If Kavanaugh is approved by the panel on Friday, the full Senate could start debate on the nomination as early as Saturday, with a final vote occurring by the following Tuesday - if Republicans have 50 votes for the judge.
"The committee will do its work," said Sen. David Perdue (R-GA), "and we'll hopefully get to a vote as soon as possible."
So far, GOP Senators who have been on the record in support of Kavanaugh aren't backing away from the judge at this point because of the multiple allegations against him.
"Based on what I know now, it would not be enough for me to wipe out his entire life," said Sen. Lindsey Graham (R-SC), who argued to reporters that a lack of corroborating evidence from Ford is an important point.
Republicans also set in motion a plan to hire a special outside counsel - Rachel Mitchell, a sex crimes prosecutor from Arizona - who would ask questions of Ford, instead of the all male GOP lineup on the Senate Judiciary Committee.
"I’ve taken this additional step to have questions asked by expert staff counsel to establish the most fair and respectful treatment of the witnesses possible," said Sen. Charles Grassley (R-IA), the chairman of the Senate Judiciary Committee.
"I think it's smart of us to have someone who is a professional do it," Sen. Lindsey Graham (R-SC) said of the outside counsel decision, as Graham told reporters if he felt like something else needed to be asked, then he might speak up at some point.
The move was seemingly taken with the 1991 Clarence Thomas-Anita Hill hearings in mind, when GOP Senators faced stern criticism for how they questioned Hill's accusations of sexual harassment against the future Supreme Court Justice.
Democrats expressed dismay at the decision.
"I'm amazed that they would not ask questions themselves," said Sen. Tim Kaine (D-VA) of Republicans.
Meanwhile at the United Nations, President Trump made very clear that he's on board with Kavanaugh, as he lashed out at Democrats, and one of the judge's accusers.

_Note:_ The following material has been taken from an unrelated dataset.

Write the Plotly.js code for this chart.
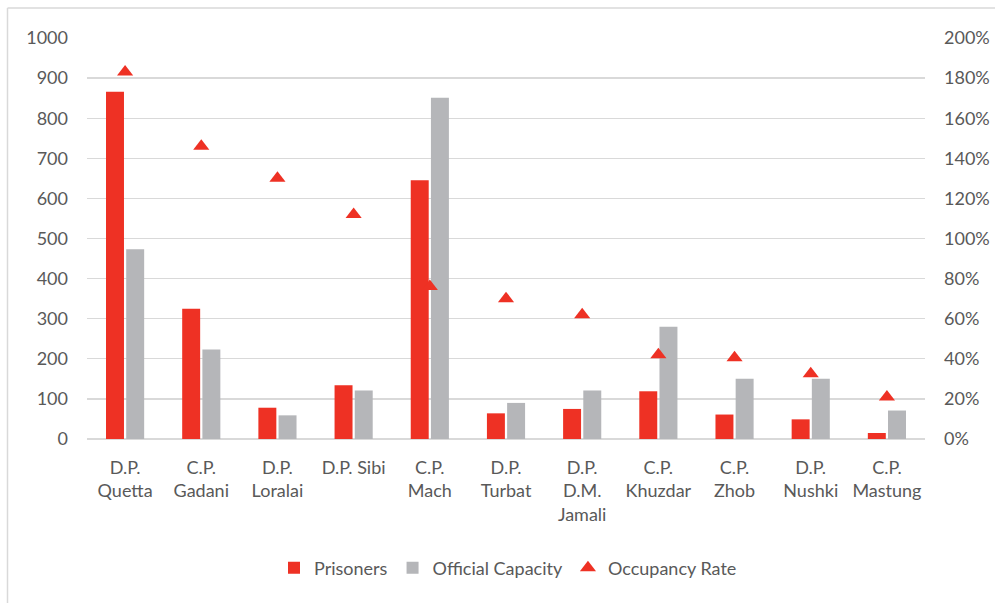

"The Democrats are playing a con game. C-O-N. A con game," the President said. "And it’s a shame. And they know it’s a con game."
"I look at the second accuser - the second accuser has nothing. The second accuser doesn’t even know - she thinks, maybe, it could have been him, maybe not," Mr. Trump said. "She admits that she was drunk."
That woman, Deborah Ramirez, is not expected to testify before the panel on Thursday.